Two Secret Service agents have been cut from President Obama’s security detail after allegations of misconduct, the latest blow for an organization still trying to repair its reputation a year and a half after being rocked by a prostitution scandal.
According to the latest allegations, a Secret Service agent tried to force his way into a woman’s room at Washington’s swanky Hay-Adams hotel. The Washington Post reports that Ignacio Zamora Jr., a senior supervisor in charge of two dozen agents on the president’s security detail, tried to reenter the woman’s room after accidentally leaving behind a bullet from his service weapon.
When investigators followed up on the incident, they allegedly discovered that Zamora and another supervisor, Timothy Barraclough, had sent sexually-suggestive emails to a female subordinate. According to the Post, both Zamora and Barraclough have been removed from the president’s detail.

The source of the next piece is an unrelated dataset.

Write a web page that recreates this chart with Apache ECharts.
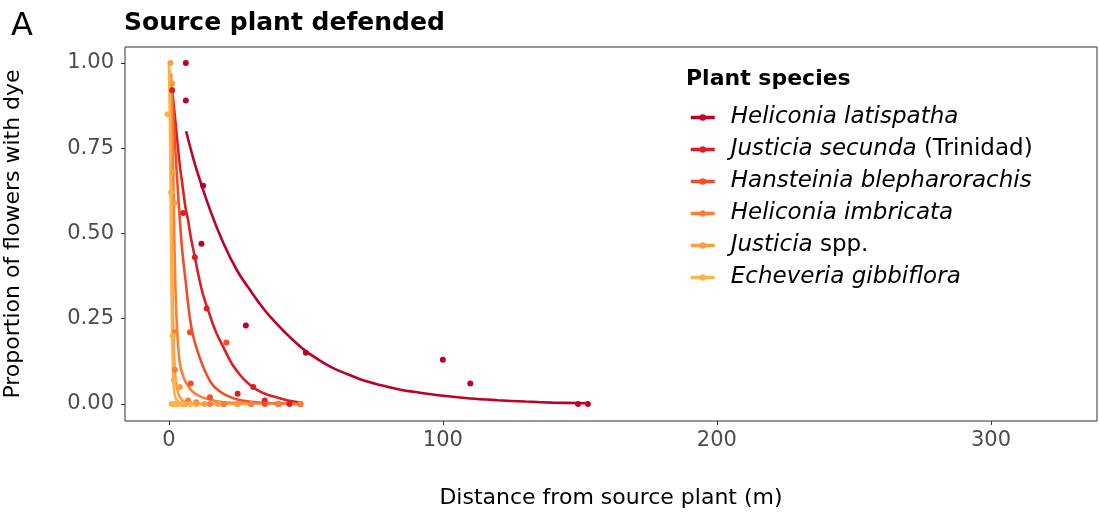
<!DOCTYPE html>
<html><head><meta charset="utf-8">
<script src="https://cdn.jsdelivr.net/npm/echarts@6/dist/echarts.min.js"></script>
<style>html,body{margin:0;padding:0;background:#fff}#c{width:1099px;height:515px}</style>
</head><body><div id="c"></div>
<script>
const species = ['Heliconia latispatha','Justicia secunda','Hansteinia blepharorachis','Heliconia imbricata','Justicia spp.','Echeveria gibbiflora'];
const colors = ['#BD0026','#DA2027','#F24D29','#FB7F34','#FD9D40','#FEB24C'];
const xTicks = [0,100,200,300];
const yTicks = [0,0.25,0.5,0.75,1];

// fitted curves
const hlCurveX = [6.3,10,15,20,25,30,35,40,45,50,55,60,65,70,75,80,85,90,95,100,110,120,130,140,153];
const hlCurveY = [0.80,0.69,0.57,0.47,0.39,0.33,0.275,0.23,0.19,0.155,0.128,0.105,0.088,0.072,0.06,0.05,0.041,0.035,0.029,0.024,0.016,0.011,0.007,0.004,0.002];
const jsCurveX = [1.2,2,3,4,5,6,7,8,9.5,11,12.5,14.3,17,19.8,23,26,29,32,36,40.5,44,47.8];
const jsCurveY = [0.92,0.86,0.78,0.70,0.64,0.58,0.54,0.49,0.43,0.37,0.32,0.276,0.215,0.168,0.118,0.085,0.06,0.042,0.027,0.017,0.009,0.004];
const hbCurveX = [1.2,2,2.8,4,5,6.2,7.7,9,11.3,13,15.6,18,21,25,30,36,42,47.8];
const hbCurveY = [0.93,0.80,0.69,0.54,0.44,0.355,0.25,0.195,0.135,0.10,0.06,0.04,0.025,0.013,0.006,0.003,0.001,0.0];
const hiCurveX = [0.8,1,1.3,1.6,2.2,3,4,5.5,7.7,10,13.8,20,30,40,48];
const hiCurveY = [0.97,0.90,0.80,0.69,0.40,0.22,0.12,0.075,0.045,0.028,0.015,0.005,0.002,0.001,0.0];
const jspCurveX = [0.3,0.7,1.0,1.4,1.8,2.2,3,4,6,10,20,30];
const jspCurveY = [0.98,0.75,0.50,0.30,0.17,0.10,0.045,0.02,0.006,0.001,0,0];
const egCurveX = [0,0.3,0.6,0.9,1.2,1.6,2,3,5,10,15];
const egCurveY = [1.0,0.88,0.65,0.38,0.2,0.08,0.035,0.01,0.002,0,0];

// observed points
const hlPtsX = [6.2,6.2,12.5,11.9,28.1,50,100,110,149.3,152.9];
const hlPtsY = [1.0,0.89,0.64,0.47,0.23,0.15,0.13,0.06,0,0];
const jsPtsX = [1.2,5.2,9.5,13.8,30.8,25.1,35,40,44,48];
const jsPtsY = [0.92,0.56,0.43,0.28,0.05,0.03,0.01,0,0,0];
const hbPtsX = [7.7,21,8,15,20,25,30,35,40,48];
const hbPtsY = [0.21,0.18,0.06,0.02,0,0,0,0,0,0];
const hiPtsX = [2.2,2.2,7,5,10,15,20,30,40,48];
const hiPtsY = [0.21,0.1,0.01,0,0.005,0,0,0,0,0];
const jspPtsX = [0.6,1.2,1.5,2,4,3,6,10,13,18,25];
const jspPtsY = [1.0,0.94,0.68,0.59,0.05,0,0,0,0,0,0];
const egPtsX = [-0.5,0.8,1.4,1.8,1,2,3,5,8];
const egPtsY = [0.85,0.62,0.2,0.07,0,0,0,0,0];

const curves = [[hlCurveX,hlCurveY],[jsCurveX,jsCurveY],[hbCurveX,hbCurveY],[hiCurveX,hiCurveY],[jspCurveX,jspCurveY],[egCurveX,egCurveY]];
const points = [[hlPtsX,hlPtsY],[jsPtsX,jsPtsY],[hbPtsX,hbPtsY],[hiPtsX,hiPtsY],[jspPtsX,jspPtsY],[egPtsX,egPtsY]];
const zip = (a,b) => a.map((v,i)=>[v,b[i]]);

const FONT = '"DejaVu Sans", sans-serif';
const series = [];
species.forEach((s,i)=>{
  series.push({name:s,type:'line',data:zip(curves[i][0],curves[i][1]),smooth:0.35,
    showSymbol:false,symbol:'circle',symbolSize:4,lineStyle:{width:2.6,color:colors[i]},itemStyle:{color:colors[i]},z:3});
});
species.forEach((s,i)=>{
  series.push({name:s,type:'scatter',data:zip(points[i][0],points[i][1]),symbolSize:6,itemStyle:{color:colors[i],opacity:1},z:4});
});

const legendText = {
  'Heliconia latispatha':'{i|Heliconia latispatha}',
  'Justicia secunda':'{i|Justicia secunda} {n|(Trinidad)}',
  'Hansteinia blepharorachis':'{i|Hansteinia blepharorachis}',
  'Heliconia imbricata':'{i|Heliconia imbricata}',
  'Justicia spp.':'{i|Justicia} {n|spp.}',
  'Echeveria gibbiflora':'{i|Echeveria gibbiflora}'
};

const chart = echarts.init(document.getElementById('c'),null,{renderer:'canvas'});
chart.setOption({
  animation:false,
  backgroundColor:'#fff',
  title:{text:'Source plant defended',left:119,top:6,textStyle:{fontFamily:FONT,fontSize:25,fontWeight:'bold',color:'#000'}},
  graphic:[
    {type:'text',left:11,top:11,style:{text:'A',font:'32px '+FONT,fill:'#000'}},
    {type:'text',left:686,top:68,style:{text:'Plant species',font:'bold 22px '+FONT,fill:'#000'}}
  ],
  legend:{
    data:species,orient:'vertical',left:689,top:106,padding:0,itemWidth:24,itemHeight:8,itemGap:9,
    lineStyle:{width:3.5},
    formatter:n=>legendText[n],
    textStyle:{fontFamily:FONT,fontSize:23,color:'#000',padding:[0,0,0,11],lineHeight:23,
      rich:{i:{fontStyle:'italic',fontSize:23,fontFamily:FONT,color:'#000',lineHeight:23},
            n:{fontSize:23,fontFamily:FONT,color:'#000',lineHeight:23}}}
  },
  grid:{left:125,right:2,top:47,bottom:94,show:true,borderColor:'#333',borderWidth:1,backgroundColor:'#fff',containLabel:false,outerBoundsMode:'none'},
  xAxis:{type:'value',min:-16,max:338.7,
    name:'Distance from source plant (m)',nameLocation:'middle',nameGap:66,
    nameTextStyle:{fontFamily:FONT,fontSize:22,color:'#000'},
    axisLine:{show:false,onZero:false},splitLine:{show:false},
    axisTick:{show:true,length:4,lineStyle:{color:'#333'},customValues:xTicks},
    axisLabel:{fontFamily:FONT,fontSize:21,color:'#4D4D4D',margin:9,customValues:xTicks}},
  yAxis:{type:'value',min:-0.05,max:1.047,
    name:'Proportion of flowers with dye',nameLocation:'middle',nameGap:101,
    nameTextStyle:{fontFamily:FONT,fontSize:22,color:'#000'},
    axisLine:{show:false,onZero:false},splitLine:{show:false},
    axisTick:{show:true,length:4,lineStyle:{color:'#333'},customValues:yTicks},
    axisLabel:{fontFamily:FONT,fontSize:21,color:'#4D4D4D',margin:11,customValues:yTicks,formatter:v=>v.toFixed(2)}},
  series:series
});
</script></body></html>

The incident comes as an inspector general’s report on the agency’s culture is expected to be released within weeks. Following the prostitution scandal, the service named Julia Pierson as its first female director. Attorneys for Zamora and Barraclough declined to comment to the Post, but Secret Service spokesman Ed Donovan said in a statement, “We have always maintained that the Secret Service has a professional and dedicated workforce. Periodically we have isolated incidents of misconduct, just like every organization does.”